● The request: Write the lines out again, from the top of the material to the line containing "s.set_linewidth(0.8)", pictures excluded.

[BEGIN Given information]

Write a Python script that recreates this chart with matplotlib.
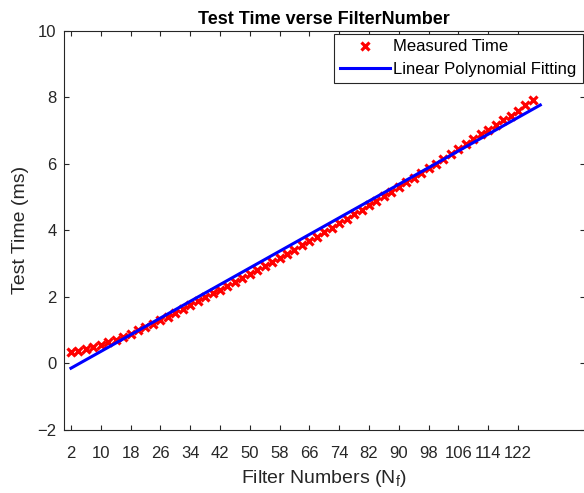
import numpy as np
import matplotlib
matplotlib.use("Agg")
import matplotlib.pyplot as plt

# ---- data ----
filter_numbers = list(range(2, 127, 2))
measured_time = [
    0.32, 0.35, 0.41, 0.47, 0.55, 0.63, 0.71, 0.80, 0.89, 0.99,
    1.08, 1.19, 1.30, 1.40, 1.52, 1.63, 1.75, 1.86, 1.98, 2.10,
    2.21, 2.33, 2.44, 2.57, 2.69, 2.80, 2.93, 3.04, 3.17, 3.29,
    3.42, 3.55, 3.68, 3.81, 3.94, 4.07, 4.21, 4.34, 4.48, 4.61,
    4.75, 4.88, 5.02, 5.16, 5.30, 5.44, 5.58, 5.72, 5.86, 6.01,
    6.16, 6.30, 6.45, 6.59, 6.74, 6.89, 7.03, 7.18, 7.32, 7.45,
    7.59, 7.76, 7.93,
]
fit_coef = [0.0629, -0.28]          # slope, intercept
fit_range = [2, 128]
x_ticks = list(range(2, 123, 8))
y_ticks = [-2, 0, 2, 4, 6, 8, 10]

plt.rcParams['font.family'] = ['Liberation Sans', 'DejaVu Sans']
plt.rcParams['mathtext.fontset'] = 'custom'
plt.rcParams['mathtext.rm'] = 'Liberation Sans'

dark = (0.15, 0.15, 0.15)

fig = plt.figure(figsize=(5.84, 4.93), dpi=100)
W, H = 584, 493
left, right, top, bottom = 63.5, 585.0, 31.0, 429.5
ax = fig.add_axes([left / W, 1 - bottom / H, (right - left) / W, (bottom - top) / H])

ax.plot(filter_numbers, measured_time, linestyle='none', marker='x',
        color='red', markersize=6, markeredgewidth=2.3, label='Measured Time')
fx = np.array(fit_range, dtype=float)
fy = np.polyval(fit_coef, fx)
ax.plot(fx, fy, color=(0, 0, 1), linewidth=2.2, label='Linear Polynomial Fitting')

ax.set_xlim(0, 140)
ax.set_ylim(-2, 10)
ax.set_xticks(x_ticks)
ax.set_yticks(y_ticks)
ax.tick_params(direction='in', length=3.5, width=0.8, top=True, right=True,
               labelsize=12, colors=dark, labelcolor=dark)
ax.tick_params(axis='x', pad=12)
ax.tick_params(axis='y', pad=5)
for s in ax.spines.values():
    s.set_color(dark)
    s.set_linewidth(0.8)

ax.set_title('Test Time verse FilterNumber', fontsize=13, fontweight='bold',
             color='black', pad=5)
ax.set_xlabel('Filter Numbers (N$_\\mathregular{f}$)', fontsize=14, color=dark, labelpad=5)
ax.set_ylabel('Test Time (ms)', fontsize=14, color=dark, labelpad=6)

leg = ax.legend(loc='upper right', fontsize=12, frameon=True, fancybox=False,
                framealpha=1, edgecolor=dark, handlelength=3.0, handletextpad=0.2,
                borderaxespad=0.15, borderpad=0.35, labelspacing=0.45)
leg.get_frame().set_linewidth(0.8)

fig.savefig('out.png', dpi=100)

[END Given information]

● Solution for this exercise:
Write a Python script that recreates this chart with matplotlib.
import numpy as np
import matplotlib
matplotlib.use("Agg")
import matplotlib.pyplot as plt

# ---- data ----
filter_numbers = list(range(2, 127, 2))
measured_time = [
    0.32, 0.35, 0.41, 0.47, 0.55, 0.63, 0.71, 0.80, 0.89, 0.99,
    1.08, 1.19, 1.30, 1.40, 1.52, 1.63, 1.75, 1.86, 1.98, 2.10,
    2.21, 2.33, 2.44, 2.57, 2.69, 2.80, 2.93, 3.04, 3.17, 3.29,
    3.42, 3.55, 3.68, 3.81, 3.94, 4.07, 4.21, 4.34, 4.48, 4.61,
    4.75, 4.88, 5.02, 5.16, 5.30, 5.44, 5.58, 5.72, 5.86, 6.01,
    6.16, 6.30, 6.45, 6.59, 6.74, 6.89, 7.03, 7.18, 7.32, 7.45,
    7.59, 7.76, 7.93,
]
fit_coef = [0.0629, -0.28]          # slope, intercept
fit_range = [2, 128]
x_ticks = list(range(2, 123, 8))
y_ticks = [-2, 0, 2, 4, 6, 8, 10]

plt.rcParams['font.family'] = ['Liberation Sans', 'DejaVu Sans']
plt.rcParams['mathtext.fontset'] = 'custom'
plt.rcParams['mathtext.rm'] = 'Liberation Sans'

dark = (0.15, 0.15, 0.15)

fig = plt.figure(figsize=(5.84, 4.93), dpi=100)
W, H = 584, 493
left, right, top, bottom = 63.5, 585.0, 31.0, 429.5
ax = fig.add_axes([left / W, 1 - bottom / H, (right - left) / W, (bottom - top) / H])

ax.plot(filter_numbers, measured_time, linestyle='none', marker='x',
        color='red', markersize=6, markeredgewidth=2.3, label='Measured Time')
fx = np.array(fit_range, dtype=float)
fy = np.polyval(fit_coef, fx)
ax.plot(fx, fy, color=(0, 0, 1), linewidth=2.2, label='Linear Polynomial Fitting')

ax.set_xlim(0, 140)
ax.set_ylim(-2, 10)
ax.set_xticks(x_ticks)
ax.set_yticks(y_ticks)
ax.tick_params(direction='in', length=3.5, width=0.8, top=True, right=True,
               labelsize=12, colors=dark, labelcolor=dark)
ax.tick_params(axis='x', pad=12)
ax.tick_params(axis='y', pad=5)
for s in ax.spines.values():
    s.set_color(dark)
    s.set_linewidth(0.8)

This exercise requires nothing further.